As I said, “tempest” is rooted in the concept of “time,” but most of the evolution of the word took place before it reached English.  The Latin word for “time” (meaning both “time” in general and “the proper time for something to be done”) was “tempus” (which eventually gave us the English word “temporary”).  “Tempestas,” a Latin derivative of “tempus,” meant “period of time” or, more importantly, “season of the year.”  Since the most notable feature of a season is its weather, “tempestas” came to mean “weather,” and since the most memorable weather is usually bad, “tempestas” came to mean, over the years, “bad weather,” “storm,” and finally “violent storm.”  When “tempest” finally appeared in English, drawn from Old French in the 13th century, it was with the meaning, still the main one in use today, of “violent storm with high winds, rain, hail, etc.”

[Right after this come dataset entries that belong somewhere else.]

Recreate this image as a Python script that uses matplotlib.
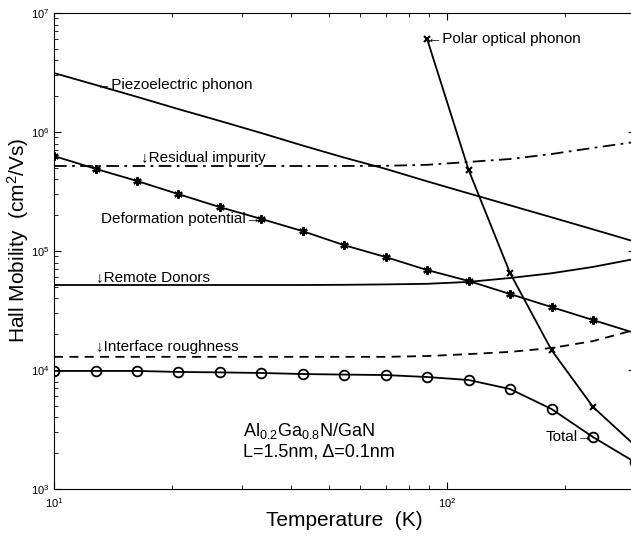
import matplotlib
matplotlib.use('Agg')
import matplotlib.pyplot as plt

plt.rcParams['font.family'] = ['Liberation Sans', 'DejaVu Sans']
plt.rcParams['mathtext.fontset'] = 'custom'
plt.rcParams['mathtext.rm'] = 'Liberation Sans'
plt.rcParams['mathtext.it'] = 'Liberation Sans:italic'

# temperatures (K) at which the curves/markers sit
temp = [10, 12.8, 16.3, 20.7, 26.4, 33.7, 42.9, 54.7, 69.8, 89.0, 113.5, 144.7, 184.5, 235.3, 300]

piezo = [3.13e6, 2.48e6, 1.97e6, 1.56e6, 1.24e6, 9.8e5, 7.7e5, 6.1e5, 4.9e5, 3.85e5,
         3.05e5, 2.42e5, 1.92e5, 1.52e5, 1.2e5]
residual = [5.18e5, 5.18e5, 5.18e5, 5.18e5, 5.18e5, 5.18e5, 5.18e5, 5.18e5, 5.2e5, 5.3e5,
            5.6e5, 5.93e5, 6.53e5, 7.35e5, 8.24e5]
deform = [6.28e5, 4.89e5, 3.87e5, 3.01e5, 2.34e5, 1.86e5, 1.47e5, 1.12e5, 8.9e4, 6.92e4,
          5.6e4, 4.35e4, 3.38e4, 2.63e4, 2.05e4]
remote = [5.18e4, 5.18e4, 5.18e4, 5.18e4, 5.18e4, 5.18e4, 5.18e4, 5.2e4, 5.24e4, 5.3e4,
          5.5e4, 5.93e4, 6.5e4, 7.35e4, 8.57e4]
interface = [1.29e4, 1.29e4, 1.29e4, 1.29e4, 1.29e4, 1.29e4, 1.29e4, 1.29e4, 1.29e4, 1.31e4,
             1.36e4, 1.42e4, 1.53e4, 1.75e4, 2.17e4]
total = [9.82e3, 9.82e3, 9.82e3, 9.63e3, 9.55e3, 9.44e3, 9.25e3, 9.15e3, 9.07e3, 8.73e3,
         8.24e3, 6.92e3, 4.70e3, 2.73e3, 1.69e3]

temp_pop = [89.0, 113.5, 144.7, 184.5, 235.3, 300]
polar = [6.05e6, 4.8e5, 6.53e4, 1.47e4, 4.89e3, 2.34e3]

fig = plt.figure(figsize=(6.31, 5.38), dpi=100)
ax = fig.add_axes([54/631, 49/538, 580.5/631, 476/538])

lw = 1.3
ax.plot(temp, piezo, 'k-', lw=lw)
ax.plot(temp, residual, 'k', lw=lw, linestyle=(0, (7, 3, 1.5, 3)))
ax.plot(temp, deform, 'k-', lw=lw, marker=(6, 2, 0), ms=6, mew=1.6)
ax.plot(temp, remote, 'k-', lw=lw)
ax.plot(temp, interface, 'k', lw=lw, linestyle=(0, (5, 3.5)))
ax.plot(temp, total, 'k-', lw=lw, marker='o', ms=7, mfc='none', mew=1.3)
ax.plot(temp_pop, polar, 'k-', lw=lw, marker='x', ms=5, mew=1.5)

ax.set_xscale('log')
ax.set_yscale('log')
ax.set_xlim(10, 300)
ax.set_ylim(1e3, 1e7)

ax.tick_params(which='both', direction='in', top=True, right=True, labelsize=8)
ax.tick_params(which='major', length=5)
ax.tick_params(which='minor', length=3)
ax.tick_params(axis='x', pad=5)

ax.set_xlabel('Temperature  (K)', fontsize=15, labelpad=1)
ax.set_ylabel('Hall Mobility  (cm$^2$/Vs)', fontsize=15)
ax.yaxis.set_label_coords(-0.039, 0.523)

fs = 11
ax.text(12.8, 2.48e6, '\u2190Piezoelectric phonon', fontsize=fs, va='center', ha='left')
ax.text(16.6, 5.6e5, '\u2193Residual impurity', fontsize=fs, va='baseline', ha='left')
ax.text(33.7, 1.86e5, 'Deformation potential\u2192', fontsize=fs, va='center', ha='right')
ax.text(12.8, 5.6e4, '\u2193Remote Donors', fontsize=fs, va='baseline', ha='left')
ax.text(12.8, 1.45e4, '\u2193Interface roughness', fontsize=fs, va='baseline', ha='left')
ax.text(89.0, 6.05e6, '\u2190Polar optical phonon', fontsize=fs, va='center', ha='left')
ax.text(235.3, 2.73e3, 'Total\u2192', fontsize=fs, va='center', ha='right')
ax.text(30.3, 2.79e3, 'Al$_{0.2}$Ga$_{0.8}$N/GaN', fontsize=13, va='baseline', ha='left')
ax.text(30.3, 1.86e3, 'L=1.5nm, \u0394=0.1nm', fontsize=13, va='baseline', ha='left')

fig.savefig('out.png', dpi=100)
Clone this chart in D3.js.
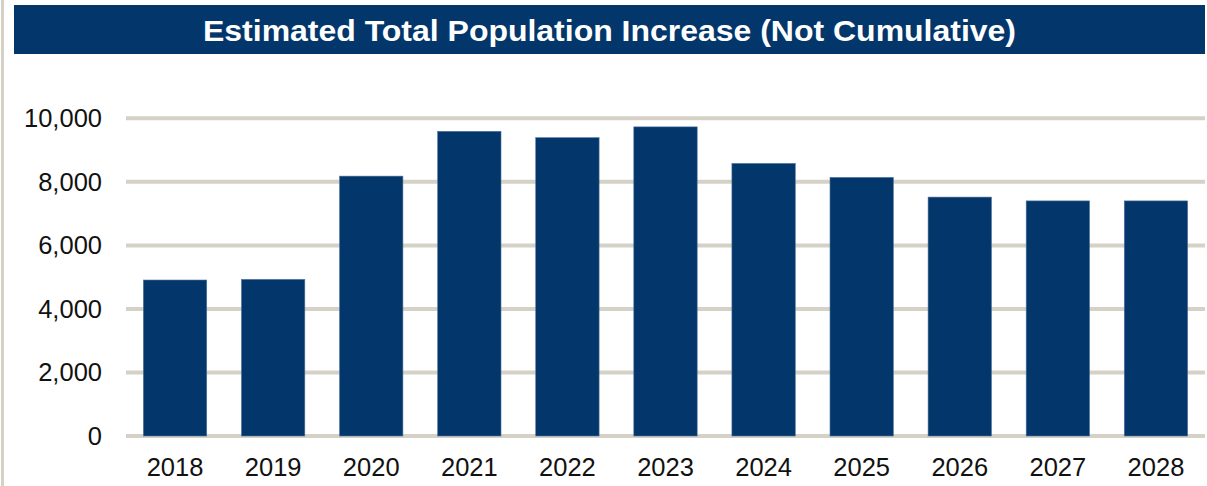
<!DOCTYPE html>
<html>
<head>
<meta charset="utf-8">
<script src="https://cdn.jsdelivr.net/npm/d3@7/dist/d3.min.js"></script>
<style>
  html, body { margin: 0; padding: 0; background: #fff; }
  svg { display: block; font-family: 'Liberation Sans', Arial, sans-serif; }
</style>
</head>
<body>
<div id="chart"></div>
<script>
const years = ['2018', '2019', '2020', '2021', '2022', '2023', '2024', '2025', '2026', '2027', '2028']
const increase = [4910, 4930, 8180, 9590, 9390, 9730, 8580, 8140, 7520, 7400, 7400]
const yTicks = [0, 2000, 4000, 6000, 8000, 10000]
const title = 'Estimated Total Population Increase (Not Cumulative)'

const width = 1207
const height = 486
const plot = { top: 118.3, bottom: 436, left: 126, right: 1205 }

const navy = '#03376b'
const gridColor = '#d5d1c6'

const svg = d3.select('#chart').append('svg')
  .attr('width', width)
  .attr('height', height)

// left border line
svg.append('rect')
  .attr('x', 1).attr('y', 0)
  .attr('width', 3).attr('height', height)
  .attr('fill', gridColor)

// title bar
svg.append('rect')
  .attr('x', 14).attr('y', 5)
  .attr('width', 1191).attr('height', 49)
  .attr('fill', navy)

svg.append('text')
  .attr('x', 14 + 1191 / 2)
  .attr('y', 41)
  .attr('text-anchor', 'middle')
  .attr('fill', '#fff')
  .attr('font-weight', 'bold')
  .attr('font-size', 29.5)
  .attr('textLength', 813)
  .attr('lengthAdjust', 'spacingAndGlyphs')
  .text(title)

const x = d3.scaleBand()
  .domain(years)
  .range([plot.left, plot.right])
  .paddingInner(0.354)
  .paddingOuter(0.177)

const y = d3.scaleLinear()
  .domain([0, 10000])
  .range([plot.bottom, plot.top])

// gridlines
svg.append('g')
  .selectAll('line')
  .data(yTicks)
  .join('line')
  .attr('x1', plot.left)
  .attr('x2', plot.right)
  .attr('y1', d => y(d))
  .attr('y2', d => y(d))
  .attr('stroke', gridColor)
  .attr('stroke-width', 4)

// bars
svg.append('g')
  .selectAll('rect')
  .data(increase)
  .join('rect')
  .attr('x', (d, i) => x(years[i]))
  .attr('y', d => y(d))
  .attr('width', x.bandwidth())
  .attr('height', d => y(0) - y(d))
  .attr('fill', navy)
  .attr('stroke', '#4f74a0')
  .attr('stroke-width', 0.6)

// y axis labels
const yAxis = d3.axisLeft(y)
  .tickValues(yTicks)
  .tickFormat(d3.format(','))
  .tickSize(0)
  .tickPadding(24)

svg.append('g')
  .attr('transform', `translate(${plot.left},0)`)
  .call(yAxis)
  .call(g => g.select('.domain').remove())
  .call(g => g.selectAll('text')
    .attr('font-size', 25.5)
    .attr('fill', '#111')
    .attr('font-family', "'Liberation Sans', Arial, sans-serif"))

// x axis labels
const xAxis = d3.axisBottom(x).tickSize(0).tickPadding(22)

svg.append('g')
  .attr('transform', `translate(0,${plot.bottom})`)
  .call(xAxis)
  .call(g => g.select('.domain').remove())
  .call(g => g.selectAll('text')
    .attr('font-size', 25.5)
    .attr('fill', '#111')
    .attr('font-family', "'Liberation Sans', Arial, sans-serif"))
</script>
</body>
</html>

That Latin “tempus” meaning “time,” by the way, may be connected to several other English words, although we can’t be absolutely certain.  “Tempus” seems to have given birth to the Latin verb “temperare,” meaning “to mix properly, moderate or blend,” probably as an outgrowth of the “proper or suitable time” meaning of “tempus.”  Its English derivative “temper,” which appeared in the 14th century, originally meant “mixture of elements,” but came to mean “mixture of mental traits,” which eventually gave us “temper” meaning “mood,” etc.  That same root “temperare” also gave us “temperature” (originally “moderate” weather, later “degree of warmth”), as well as “temperate” and “temperance” (originally simply meaning “moderation”).